Vertebrate development and genetics

The Vertebrate development group works on a range of projects related to growth and development and human disease, using the model organisms Xenopus tropicalis and the zebrafish. The team is led by Derek Stemple, Head of Mouse and Zebrafish Genetics

The organisms allow the combination of sophisticated embryological methods and functional genetics in diploid vertebrate systems for studying the genetic control of very early development in the embryo, to understand how genes regulate body axis and tissue growth. The team also studies the muscular dystrophies, to understand how the different mutations identified as causing these inherited diseases affect the complex interactions of proteins within and around muscle cells. The team, headed by Derek Stemple, also manages the zebrafish and xenopus mutation projects, which are dedicated to producing lines of zebrafish and Xenopus that are carriers of inactivated genes for further functional analysis, and the Zebrafish genome project that seeks to significantly improve the quality of the zebrafish genome sequence.

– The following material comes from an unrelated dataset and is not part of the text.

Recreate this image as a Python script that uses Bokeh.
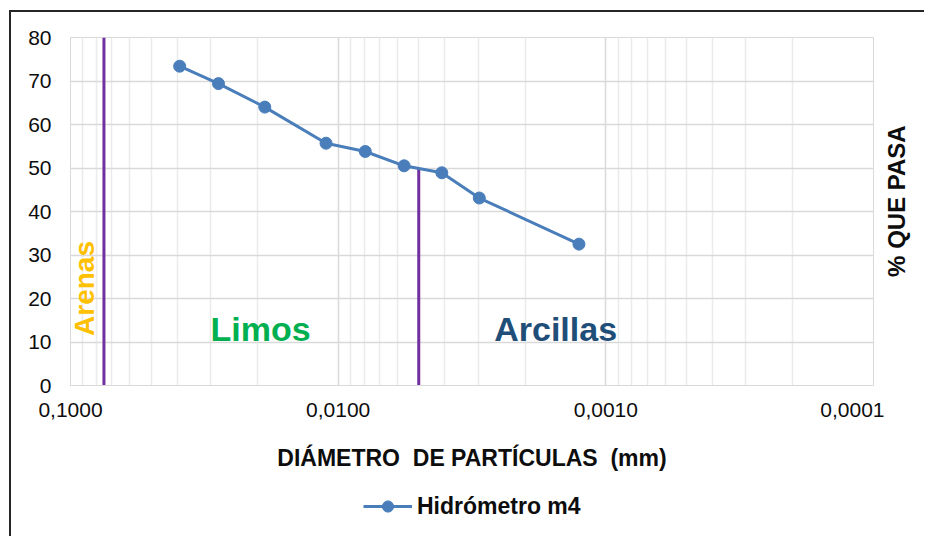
import math
from bokeh.plotting import figure
from bokeh.layouts import column, row
from bokeh.models import Range1d, FixedTicker, Label, Legend, LegendItem
from bokeh.embed import file_html
from bokeh.resources import INLINE

# ---- data ----
diametro_mm = [0.0391, 0.0280, 0.0188, 0.0111, 0.00792, 0.00567, 0.00410, 0.00297, 0.00126]
porcentaje_pasa = [73.4, 69.4, 64.0, 55.7, 53.8, 50.5, 48.9, 43.1, 32.5]
serie_nombre = "Hidrómetro m4"

limites_x = [0.075, 0.005]
limites_top = [80, 50]

x_ticks = [0.1, 0.01, 0.001, 0.0001]
x_tick_labels = ["0,1000", "0,0100", "0,0010", "0,0001"]
y_ticks = [0, 10, 20, 30, 40, 50, 60, 70, 80]

zonas = ["Arenas", "Limos", "Arcillas"]
titulo_y = "% QUE PASA"

FONT = "Liberation Sans"
TXT = "#0d0d0d"
GRID = "#D9D9D9"
SERIE = "#4A7EBB"

minor = [m * 10.0 ** e for e in (-2, -3, -4) for m in range(2, 10)]

MAIN_H = 25 + 348 + 95
RIGHT_B = 11
SIDE_W = 40

p = figure(frame_width=803, frame_height=348, x_axis_type="log",
           x_range=Range1d(0.1, 0.0001), y_range=Range1d(0, 80),
           output_backend="svg", toolbar_location=None,
           min_border_left=59, min_border_top=25,
           min_border_right=RIGHT_B, min_border_bottom=95)
p.outline_line_color = GRID

# x axis
p.xaxis.ticker = FixedTicker(ticks=x_ticks, minor_ticks=minor)
p.xaxis.major_label_overrides = dict(zip(x_ticks, x_tick_labels))
p.xaxis.axis_label = "DIÁMETRO\u00a0\u00a0DE PARTÍCULAS\u00a0\u00a0(mm)"
p.xaxis.axis_label_text_font = FONT
p.xaxis.axis_label_text_font_style = "bold"
p.xaxis.axis_label_text_font_size = "23px"
p.xaxis.axis_label_text_color = TXT
p.xaxis.axis_label_standoff = 25
p.xaxis.major_label_text_font = FONT
p.xaxis.major_label_text_font_size = "21px"
p.xaxis.major_label_text_color = TXT
p.xaxis.major_label_standoff = 17
p.xaxis.major_tick_out = 0
p.xaxis.major_tick_in = 0
p.xaxis.minor_tick_out = 0
p.xaxis.minor_tick_in = 0
p.xaxis.major_tick_line_color = None
p.xaxis.minor_tick_line_color = None
p.xaxis.axis_line_color = GRID

# y axis
p.yaxis.ticker = FixedTicker(ticks=y_ticks)
p.yaxis.major_label_text_font = FONT
p.yaxis.major_label_text_font_size = "21px"
p.yaxis.major_label_text_color = TXT
p.yaxis.major_label_standoff = 19
p.yaxis.major_tick_out = 0
p.yaxis.major_tick_in = 0
p.yaxis.minor_tick_out = 0
p.yaxis.minor_tick_in = 0
p.yaxis.major_tick_line_color = None
p.yaxis.minor_tick_line_color = None
p.yaxis.axis_line_color = GRID

# grids
p.xgrid.ticker = FixedTicker(ticks=x_ticks, minor_ticks=minor)
p.xgrid.grid_line_color = GRID
p.xgrid.grid_line_width = 1.5
p.xgrid.minor_grid_line_color = "#EBEBEB"
p.xgrid.minor_grid_line_width = 1.5
p.ygrid.ticker = FixedTicker(ticks=y_ticks)
p.ygrid.grid_line_color = GRID
p.ygrid.grid_line_width = 1.5

# boundary lines
p.segment(x0=limites_x, y0=[0, 0], x1=limites_x, y1=limites_top,
          line_color="#7030A0", line_width=3)

# series
p.line(diametro_mm, porcentaje_pasa, line_color=SERIE, line_width=3)
p.scatter(diametro_mm, porcentaje_pasa, size=12, fill_color=SERIE, line_color=SERIE)

# zone labels
p.add_layout(Label(x=0.0888, y=22.3, text=zonas[0], angle=math.pi / 2,
                   text_align="center", text_baseline="middle",
                   text_font=FONT, text_font_style="bold", text_font_size="28px",
                   text_color="#FFC000"))
p.add_layout(Label(x=0.0195, y=12.9, text=zonas[1],
                   text_align="center", text_baseline="middle",
                   text_font=FONT, text_font_style="bold", text_font_size="34px",
                   text_color="#00B050"))
p.add_layout(Label(x=0.00154, y=12.9, text=zonas[2],
                   text_align="center", text_baseline="middle",
                   text_font=FONT, text_font_style="bold", text_font_size="34px",
                   text_color="#1F4E79"))

# right-hand title strip (vertical text reading bottom-to-top)
side_fig = figure(width=SIDE_W, height=MAIN_H, x_range=Range1d(0, SIDE_W),
                  y_range=Range1d(0, MAIN_H), output_backend="svg",
                  toolbar_location=None, x_axis_location=None,
                  y_axis_location=None, min_border=0)
side_fig.outline_line_color = None
side_fig.grid.visible = False
side_fig.add_layout(Label(x=12, y=MAIN_H - 220, text=titulo_y, angle=math.pi / 2,
                          text_align="center", text_baseline="middle",
                          text_font=FONT, text_font_style="bold",
                          text_font_size="24px", text_color=TXT))

# legend strip (separate small figure; its series lies outside its ranges)
leg_fig = figure(width=59 + 803 + RIGHT_B + SIDE_W, height=56,
                 x_range=Range1d(0, 1), y_range=Range1d(0, 1),
                 output_backend="svg", toolbar_location=None,
                 x_axis_location=None, y_axis_location=None, min_border=0)
leg_fig.outline_line_color = None
leg_fig.grid.visible = False
lr_line = leg_fig.line(diametro_mm, porcentaje_pasa, line_color=SERIE, line_width=3)
lr_pts = leg_fig.scatter(diametro_mm, porcentaje_pasa, size=12,
                         fill_color=SERIE, line_color=SERIE)
legend = Legend(items=[LegendItem(label=serie_nombre, renderers=[lr_line, lr_pts])],
                location=(352, 16), orientation="horizontal",
                border_line_color=None, background_fill_alpha=0,
                label_text_font=FONT, label_text_font_style="bold",
                label_text_font_size="23px", label_text_color=TXT,
                glyph_width=49, glyph_height=28, label_standoff=5,
                margin=0, padding=6)
leg_fig.add_layout(legend, "center")

layout = column(row(p, side_fig, spacing=0), leg_fig, spacing=0)
layout.styles = {"border-left": "2px solid #262626", "border-top": "2px solid #262626",
                 "margin-left": "9px", "margin-top": "10px"}

open("out.html", "w").write(file_html(layout, INLINE))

All of these resources are invaluable to the scientific community and to functional genetics research.

[Dr Steve Wilson, Wellcome Images]


The main focus of the work in our group is to understand the mechanistic basis of human genetic diseases by modelling them in other vertebrate organisms, specifically zebrafish and Xenopus tropicalis. The laboratory has strong roots in developmental biology and continues to work on the early stages of vertebrate development. Work in the group that addresses the mechanisms of human disease is focused on diseases of skeletal muscle; dystrophies and myopathies. This has led us to undertake a systematic cell biological and genetic study of sarcomere assembly.


To facilitate our studies and to provide resources to the wider research community we have undertaken several systematic analysis projects. The Zebrafish genome project, which was begun a few years ago at the Sanger Institute, is working to deliver a high-quality finished genome, with the entire clonable genome represented by completely sequenced bacterial artificial chromosomes (BACs). The Zebrafish Mutation Project is a project which will deliver mutant lines and phenotype analysis for at least 1000 zebrafish genes over the next five years. Finally, the Xenopus Mutation Project is a National Institutes of Health funded project to identify and phenotypically characterise mutations in nearly 200 Xenopus tropicalis genes.